— Start of GIVEN DATA —

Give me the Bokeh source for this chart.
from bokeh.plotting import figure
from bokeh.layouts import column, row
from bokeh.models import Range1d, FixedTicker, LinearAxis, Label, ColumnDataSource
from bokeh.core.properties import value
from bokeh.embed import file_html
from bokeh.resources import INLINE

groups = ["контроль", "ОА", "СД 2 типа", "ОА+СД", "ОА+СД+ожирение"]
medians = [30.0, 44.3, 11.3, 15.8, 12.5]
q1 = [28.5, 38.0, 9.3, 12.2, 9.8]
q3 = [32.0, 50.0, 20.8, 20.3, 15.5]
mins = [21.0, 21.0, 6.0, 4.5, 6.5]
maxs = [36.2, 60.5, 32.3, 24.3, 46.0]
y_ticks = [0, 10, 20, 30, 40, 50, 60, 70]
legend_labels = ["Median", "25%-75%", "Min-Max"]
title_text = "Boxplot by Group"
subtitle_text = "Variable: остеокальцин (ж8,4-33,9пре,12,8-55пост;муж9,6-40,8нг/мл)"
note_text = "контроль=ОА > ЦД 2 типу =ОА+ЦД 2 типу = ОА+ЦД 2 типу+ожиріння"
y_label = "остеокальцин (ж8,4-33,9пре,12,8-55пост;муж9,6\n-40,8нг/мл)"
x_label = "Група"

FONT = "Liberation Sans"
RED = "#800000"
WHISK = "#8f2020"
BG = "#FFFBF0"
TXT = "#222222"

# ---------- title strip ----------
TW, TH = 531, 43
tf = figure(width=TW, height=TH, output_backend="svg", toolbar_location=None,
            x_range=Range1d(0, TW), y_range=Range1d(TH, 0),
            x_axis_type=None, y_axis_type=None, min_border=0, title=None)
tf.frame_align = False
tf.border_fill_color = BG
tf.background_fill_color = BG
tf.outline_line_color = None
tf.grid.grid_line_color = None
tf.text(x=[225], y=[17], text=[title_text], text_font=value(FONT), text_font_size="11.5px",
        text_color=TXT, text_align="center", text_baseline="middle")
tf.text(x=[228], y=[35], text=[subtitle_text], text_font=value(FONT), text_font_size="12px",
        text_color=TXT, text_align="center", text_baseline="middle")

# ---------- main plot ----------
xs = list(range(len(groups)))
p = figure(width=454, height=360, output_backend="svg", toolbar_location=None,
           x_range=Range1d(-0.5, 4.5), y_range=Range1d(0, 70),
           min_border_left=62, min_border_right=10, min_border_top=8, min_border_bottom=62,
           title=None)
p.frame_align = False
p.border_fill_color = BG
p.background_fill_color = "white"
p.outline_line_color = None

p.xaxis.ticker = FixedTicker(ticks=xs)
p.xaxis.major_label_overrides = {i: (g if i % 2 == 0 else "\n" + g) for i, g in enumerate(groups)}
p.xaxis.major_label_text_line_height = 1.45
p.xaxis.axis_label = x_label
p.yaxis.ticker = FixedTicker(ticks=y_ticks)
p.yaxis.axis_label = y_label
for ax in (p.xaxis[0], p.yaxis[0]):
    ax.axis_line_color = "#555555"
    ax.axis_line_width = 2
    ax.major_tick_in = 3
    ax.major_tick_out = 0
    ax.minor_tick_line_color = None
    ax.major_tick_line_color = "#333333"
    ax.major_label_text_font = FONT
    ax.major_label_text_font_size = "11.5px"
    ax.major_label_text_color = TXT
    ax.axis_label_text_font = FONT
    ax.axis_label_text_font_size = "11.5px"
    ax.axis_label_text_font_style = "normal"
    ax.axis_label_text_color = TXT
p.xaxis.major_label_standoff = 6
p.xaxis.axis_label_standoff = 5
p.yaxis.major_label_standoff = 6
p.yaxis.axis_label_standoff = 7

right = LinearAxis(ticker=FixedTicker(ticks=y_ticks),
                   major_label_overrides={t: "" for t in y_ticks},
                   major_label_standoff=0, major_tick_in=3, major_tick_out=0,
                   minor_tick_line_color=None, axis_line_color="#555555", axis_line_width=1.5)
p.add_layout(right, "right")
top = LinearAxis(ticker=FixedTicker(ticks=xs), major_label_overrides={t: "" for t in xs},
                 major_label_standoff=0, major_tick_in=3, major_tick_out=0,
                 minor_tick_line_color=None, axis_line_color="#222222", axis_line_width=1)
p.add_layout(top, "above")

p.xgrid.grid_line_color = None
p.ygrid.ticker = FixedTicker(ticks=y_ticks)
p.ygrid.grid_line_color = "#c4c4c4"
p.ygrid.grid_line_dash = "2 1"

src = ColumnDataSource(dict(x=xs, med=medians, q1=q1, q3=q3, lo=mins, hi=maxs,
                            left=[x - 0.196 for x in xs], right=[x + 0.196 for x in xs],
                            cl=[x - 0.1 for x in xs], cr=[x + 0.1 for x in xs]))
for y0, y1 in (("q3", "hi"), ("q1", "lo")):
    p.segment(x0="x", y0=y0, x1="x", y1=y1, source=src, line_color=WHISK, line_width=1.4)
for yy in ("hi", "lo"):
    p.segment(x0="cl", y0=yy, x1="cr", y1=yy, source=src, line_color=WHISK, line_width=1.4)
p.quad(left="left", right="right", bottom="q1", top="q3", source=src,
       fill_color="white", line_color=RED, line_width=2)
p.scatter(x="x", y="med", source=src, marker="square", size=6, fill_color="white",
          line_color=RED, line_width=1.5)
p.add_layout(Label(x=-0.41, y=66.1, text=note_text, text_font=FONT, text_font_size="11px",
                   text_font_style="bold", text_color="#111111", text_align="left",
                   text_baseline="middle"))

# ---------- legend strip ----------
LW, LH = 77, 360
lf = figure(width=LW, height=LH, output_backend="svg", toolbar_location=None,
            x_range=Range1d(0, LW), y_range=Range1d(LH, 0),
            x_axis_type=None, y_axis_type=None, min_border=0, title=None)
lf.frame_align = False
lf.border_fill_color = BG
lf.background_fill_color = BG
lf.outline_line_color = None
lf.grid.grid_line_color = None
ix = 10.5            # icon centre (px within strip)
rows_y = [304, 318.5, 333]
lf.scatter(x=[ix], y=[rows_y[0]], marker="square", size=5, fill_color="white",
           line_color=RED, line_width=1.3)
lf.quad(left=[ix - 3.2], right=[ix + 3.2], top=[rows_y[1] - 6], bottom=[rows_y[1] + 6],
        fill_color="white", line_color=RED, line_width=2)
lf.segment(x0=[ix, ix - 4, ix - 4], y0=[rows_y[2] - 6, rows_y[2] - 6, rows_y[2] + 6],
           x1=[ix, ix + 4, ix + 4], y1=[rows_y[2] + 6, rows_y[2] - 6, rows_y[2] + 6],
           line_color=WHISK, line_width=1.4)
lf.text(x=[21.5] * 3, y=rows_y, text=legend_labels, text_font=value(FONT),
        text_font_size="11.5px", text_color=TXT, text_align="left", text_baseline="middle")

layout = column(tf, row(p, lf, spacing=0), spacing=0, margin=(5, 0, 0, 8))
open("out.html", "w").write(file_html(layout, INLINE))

— End of GIVEN DATA —

GIVEN TASK -
Each line above must be printed exactly as it appears.

FULL RESPONSE -
Give me the Bokeh source for this chart.
from bokeh.plotting import figure
from bokeh.layouts import column, row
from bokeh.models import Range1d, FixedTicker, LinearAxis, Label, ColumnDataSource
from bokeh.core.properties import value
from bokeh.embed import file_html
from bokeh.resources import INLINE

groups = ["контроль", "ОА", "СД 2 типа", "ОА+СД", "ОА+СД+ожирение"]
medians = [30.0, 44.3, 11.3, 15.8, 12.5]
q1 = [28.5, 38.0, 9.3, 12.2, 9.8]
q3 = [32.0, 50.0, 20.8, 20.3, 15.5]
mins = [21.0, 21.0, 6.0, 4.5, 6.5]
maxs = [36.2, 60.5, 32.3, 24.3, 46.0]
y_ticks = [0, 10, 20, 30, 40, 50, 60, 70]
legend_labels = ["Median", "25%-75%", "Min-Max"]
title_text = "Boxplot by Group"
subtitle_text = "Variable: остеокальцин (ж8,4-33,9пре,12,8-55пост;муж9,6-40,8нг/мл)"
note_text = "контроль=ОА > ЦД 2 типу =ОА+ЦД 2 типу = ОА+ЦД 2 типу+ожиріння"
y_label = "остеокальцин (ж8,4-33,9пре,12,8-55пост;муж9,6\n-40,8нг/мл)"
x_label = "Група"

FONT = "Liberation Sans"
RED = "#800000"
WHISK = "#8f2020"
BG = "#FFFBF0"
TXT = "#222222"

# ---------- title strip ----------
TW, TH = 531, 43
tf = figure(width=TW, height=TH, output_backend="svg", toolbar_location=None,
            x_range=Range1d(0, TW), y_range=Range1d(TH, 0),
            x_axis_type=None, y_axis_type=None, min_border=0, title=None)
tf.frame_align = False
tf.border_fill_color = BG
tf.background_fill_color = BG
tf.outline_line_color = None
tf.grid.grid_line_color = None
tf.text(x=[225], y=[17], text=[title_text], text_font=value(FONT), text_font_size="11.5px",
        text_color=TXT, text_align="center", text_baseline="middle")
tf.text(x=[228], y=[35], text=[subtitle_text], text_font=value(FONT), text_font_size="12px",
        text_color=TXT, text_align="center", text_baseline="middle")

# ---------- main plot ----------
xs = list(range(len(groups)))
p = figure(width=454, height=360, output_backend="svg", toolbar_location=None,
           x_range=Range1d(-0.5, 4.5), y_range=Range1d(0, 70),
           min_border_left=62, min_border_right=10, min_border_top=8, min_border_bottom=62,
           title=None)
p.frame_align = False
p.border_fill_color = BG
p.background_fill_color = "white"
p.outline_line_color = None

p.xaxis.ticker = FixedTicker(ticks=xs)
p.xaxis.major_label_overrides = {i: (g if i % 2 == 0 else "\n" + g) for i, g in enumerate(groups)}
p.xaxis.major_label_text_line_height = 1.45
p.xaxis.axis_label = x_label
p.yaxis.ticker = FixedTicker(ticks=y_ticks)
p.yaxis.axis_label = y_label
for ax in (p.xaxis[0], p.yaxis[0]):
    ax.axis_line_color = "#555555"
    ax.axis_line_width = 2
    ax.major_tick_in = 3
    ax.major_tick_out = 0
    ax.minor_tick_line_color = None
    ax.major_tick_line_color = "#333333"
    ax.major_label_text_font = FONT
    ax.major_label_text_font_size = "11.5px"
    ax.major_label_text_color = TXT
    ax.axis_label_text_font = FONT
    ax.axis_label_text_font_size = "11.5px"
    ax.axis_label_text_font_style = "normal"
    ax.axis_label_text_color = TXT
p.xaxis.major_label_standoff = 6
p.xaxis.axis_label_standoff = 5
p.yaxis.major_label_standoff = 6
p.yaxis.axis_label_standoff = 7

right = LinearAxis(ticker=FixedTicker(ticks=y_ticks),
                   major_label_overrides={t: "" for t in y_ticks},
                   major_label_standoff=0, major_tick_in=3, major_tick_out=0,
                   minor_tick_line_color=None, axis_line_color="#555555", axis_line_width=1.5)
p.add_layout(right, "right")
top = LinearAxis(ticker=FixedTicker(ticks=xs), major_label_overrides={t: "" for t in xs},
                 major_label_standoff=0, major_tick_in=3, major_tick_out=0,
                 minor_tick_line_color=None, axis_line_color="#222222", axis_line_width=1)
p.add_layout(top, "above")

p.xgrid.grid_line_color = None
p.ygrid.ticker = FixedTicker(ticks=y_ticks)
p.ygrid.grid_line_color = "#c4c4c4"
p.ygrid.grid_line_dash = "2 1"

src = ColumnDataSource(dict(x=xs, med=medians, q1=q1, q3=q3, lo=mins, hi=maxs,
                            left=[x - 0.196 for x in xs], right=[x + 0.196 for x in xs],
                            cl=[x - 0.1 for x in xs], cr=[x + 0.1 for x in xs]))
for y0, y1 in (("q3", "hi"), ("q1", "lo")):
    p.segment(x0="x", y0=y0, x1="x", y1=y1, source=src, line_color=WHISK, line_width=1.4)
for yy in ("hi", "lo"):
    p.segment(x0="cl", y0=yy, x1="cr", y1=yy, source=src, line_color=WHISK, line_width=1.4)
p.quad(left="left", right="right", bottom="q1", top="q3", source=src,
       fill_color="white", line_color=RED, line_width=2)
p.scatter(x="x", y="med", source=src, marker="square", size=6, fill_color="white",
          line_color=RED, line_width=1.5)
p.add_layout(Label(x=-0.41, y=66.1, text=note_text, text_font=FONT, text_font_size="11px",
                   text_font_style="bold", text_color="#111111", text_align="left",
                   text_baseline="middle"))

# ---------- legend strip ----------
LW, LH = 77, 360
lf = figure(width=LW, height=LH, output_backend="svg", toolbar_location=None,
            x_range=Range1d(0, LW), y_range=Range1d(LH, 0),
            x_axis_type=None, y_axis_type=None, min_border=0, title=None)
lf.frame_align = False
lf.border_fill_color = BG
lf.background_fill_color = BG
lf.outline_line_color = None
lf.grid.grid_line_color = None
ix = 10.5            # icon centre (px within strip)
rows_y = [304, 318.5, 333]
lf.scatter(x=[ix], y=[rows_y[0]], marker="square", size=5, fill_color="white",
           line_color=RED, line_width=1.3)
lf.quad(left=[ix - 3.2], right=[ix + 3.2], top=[rows_y[1] - 6], bottom=[rows_y[1] + 6],
        fill_color="white", line_color=RED, line_width=2)
lf.segment(x0=[ix, ix - 4, ix - 4], y0=[rows_y[2] - 6, rows_y[2] - 6, rows_y[2] + 6],
           x1=[ix, ix + 4, ix + 4], y1=[rows_y[2] + 6, rows_y[2] - 6, rows_y[2] + 6],
           line_color=WHISK, line_width=1.4)
lf.text(x=[21.5] * 3, y=rows_y, text=legend_labels, text_font=value(FONT),
        text_font_size="11.5px", text_color=TXT, text_align="left", text_baseline="middle")

layout = column(tf, row(p, lf, spacing=0), spacing=0, margin=(5, 0, 0, 8))
open("out.html", "w").write(file_html(layout, INLINE))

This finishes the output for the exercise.